Data with Count Encoding for Product_Type:


Unnamed: 0,Product_Type,Color,Size,Product_Type_Encoded
0,T-shirt,Navy Blue,M,4
1,Shorts,Grey,S,3
2,T-shirt,Navy Blue,L,4
3,Track Pants,Black,M,1
4,Shorts,Grey,S,3
5,T-shirt,White,M,4
6,Joggers,Black,L,1
7,Shorts,Grey,M,3
8,T-shirt,Navy Blue,S,4
9,Cap,Red,Free,1


In [86]:
# 2. Count Encoding for 'Color'

color_counts = data['Color'].value_counts().to_dict()
data['Color_Encoded'] = data['Color'].map(color_counts)
print("\nData with Count Encoding for Color:")
data


Data with Count Encoding for Color:


Unnamed: 0,Product_Type,Color,Size,Product_Type_Encoded,Color_Encoded
0,T-shirt,Navy Blue,M,4,3
1,Shorts,Grey,S,3,3
2,T-shirt,Navy Blue,L,4,3
3,Track Pants,Black,M,1,2
4,Shorts,Grey,S,3,3
5,T-shirt,White,M,4,1
6,Joggers,Black,L,1,2
7,Shorts,Grey,M,3,3
8,T-shirt,Navy Blue,S,4,3
9,Cap,Red,Free,1,1


In [87]:
# 3. Count Encoding for 'Size'

size_counts = data['Size'].value_counts().to_dict()
data['Size_Encoded'] = data['Size'].map(size_counts)
print("\nData with Count Encoding for Size:")
data


Data with Count Encoding for Size:


Unnamed: 0,Product_Type,Color,Size,Product_Type_Encoded,Color_Encoded,Size_Encoded
0,T-shirt,Navy Blue,M,4,3,4
1,Shorts,Grey,S,3,3,3
2,T-shirt,Navy Blue,L,4,3,2
3,Track Pants,Black,M,1,2,4
4,Shorts,Grey,S,3,3,3
5,T-shirt,White,M,4,1,4
6,Joggers,Black,L,1,2,2
7,Shorts,Grey,M,3,3,4
8,T-shirt,Navy Blue,S,4,3,3
9,Cap,Red,Free,1,1,1


The output will show the original DataFrame and then the DataFrame after applying count encoding to each of the specified categorical columns. For example, in the 'Product_Type_Encoded' column:

1. 'T-shirt' will be replaced by 4 (as it appears 4 times).
2. 'Shorts' will be replaced by 3 (as it appears 3 times).

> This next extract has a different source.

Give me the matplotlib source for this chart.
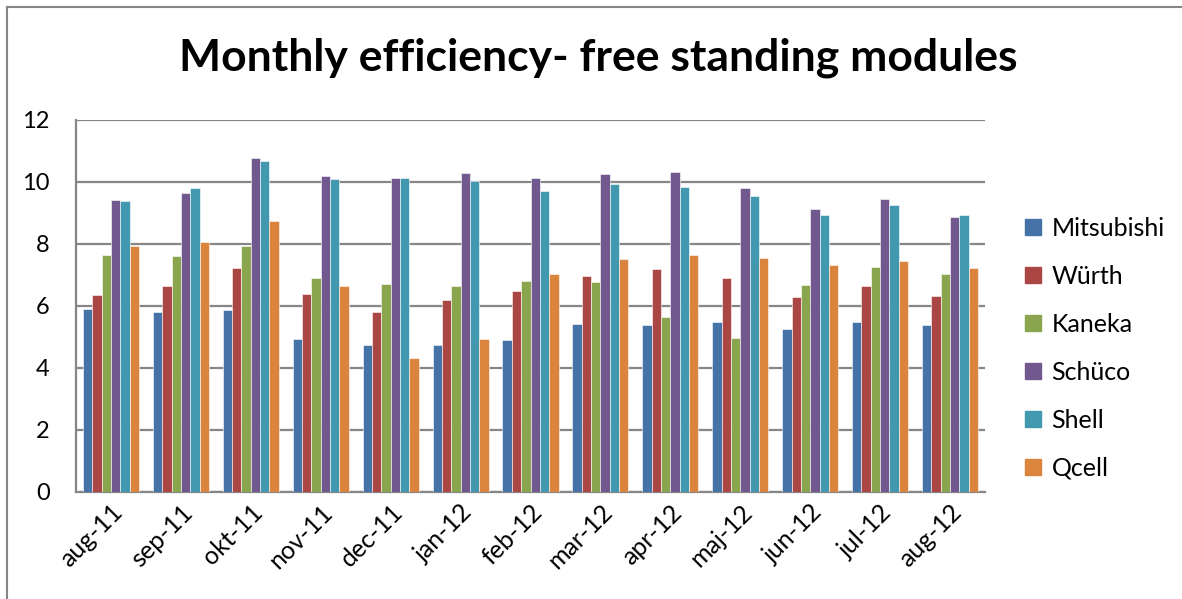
import numpy as np
import matplotlib
matplotlib.use("Agg")
import matplotlib.pyplot as plt
from matplotlib.lines import Line2D

months = ["aug-11", "sep-11", "okt-11", "nov-11", "dec-11", "jan-12", "feb-12",
          "mar-12", "apr-12", "maj-12", "jun-12", "jul-12", "aug-12"]

mitsubishi = [5.91, 5.80, 5.86, 4.92, 4.74, 4.74, 4.89, 5.41, 5.38, 5.47, 5.25, 5.47, 5.40]
wurth = [6.36, 6.66, 7.21, 6.38, 5.82, 6.19, 6.50, 6.96, 7.18, 6.89, 6.28, 6.63, 6.31]
kaneka = [7.64, 7.61, 7.92, 6.90, 6.71, 6.64, 6.80, 6.76, 5.66, 4.96, 6.67, 7.26, 7.04]
schuco = [9.42, 9.66, 10.78, 10.19, 10.13, 10.28, 10.13, 10.27, 10.31, 9.80, 9.13, 9.45, 8.88]
shell = [9.39, 9.80, 10.67, 10.11, 10.13, 10.02, 9.71, 9.95, 9.83, 9.55, 8.93, 9.27, 8.92]
qcell = [7.92, 8.05, 8.73, 6.66, 4.32, 4.93, 7.02, 7.52, 7.64, 7.56, 7.31, 7.45, 7.22]

series_names = ["Mitsubishi", "Würth", "Kaneka", "Schüco", "Shell", "Qcell"]
series_values = [mitsubishi, wurth, kaneka, schuco, shell, qcell]
colors = ["#4572A7", "#AA4643", "#89A54E", "#71588F", "#4198AF", "#DB843D"]

plt.rcParams["font.family"] = ["Lato", "DejaVu Sans"]

fig = plt.figure(figsize=(11.82, 5.99), dpi=100)
ax = fig.add_axes([76 / 1182, 1 - 492 / 599, (985 - 76) / 1182, (492 - 120) / 599])

x = np.arange(len(months))
bw = 0.1335
offsets = (np.arange(6) - 2.5) * bw
for name, vals, c, off in zip(series_names, series_values, colors, offsets):
    ax.bar(x + off, vals, width=bw, color=c, label=name,
           edgecolor="white", linewidth=0.4, zorder=3)

ax.set_xlim(-0.5, len(months) - 0.5)
ax.set_ylim(0, 12)
ax.set_yticks(range(0, 13, 2))
ax.yaxis.grid(True, color="#868686", linewidth=1.6, zorder=0)
ax.set_axisbelow(True)
for s in ["top", "right"]:
    ax.spines[s].set_visible(False)
for s in ["left", "bottom"]:
    ax.spines[s].set_color("#868686")
    ax.spines[s].set_linewidth(1.6)
ax.tick_params(axis="y", length=0, labelsize=17, pad=19)
ax.tick_params(axis="x", length=0, labelsize=18, pad=6)
ax.set_yticklabels([str(v) for v in range(0, 13, 2)], ha="right")
ax.set_xticks(x)
ax.set_xticklabels(months, rotation=45, ha="right", rotation_mode="anchor")

fig.text(598 / 1182, 1 - 58 / 599, "Monthly efficiency- free standing modules",
         ha="center", va="center", fontsize=32, fontweight="bold")

handles = [Line2D([0], [0], marker="s", linestyle="none", markersize=11,
                  markerfacecolor=c, markeredgecolor=c) for c in colors]
fig.legend(handles, series_names, loc="center left",
           bbox_to_anchor=(999 / 1182, 1 - 348 / 599), frameon=False,
           fontsize=18, labelspacing=1.0, handletextpad=0.3, handlelength=0.9)

# chart border (left and top)
fig.add_artist(Line2D([7 / 1182, 7 / 1182], [0, 1 - 7 / 599], transform=fig.transFigure,
                      color="#868686", linewidth=1.5))
fig.add_artist(Line2D([7 / 1182, 1], [1 - 7 / 599, 1 - 7 / 599], transform=fig.transFigure,
                      color="#868686", linewidth=1.5))

fig.savefig("out.png", dpi=100)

And so on for other product types.

The same logic applies to the 'Color_Encoded' and 'Size_Encoded' columns. Each category in those columns will be replaced by its respective count in the DataFrame.

This implementation demonstrates how to perform count encoding for multiple categorical features in a Pandas DataFrame using Python. Remember that the encoded values represent the frequency of each category within the entire dataset.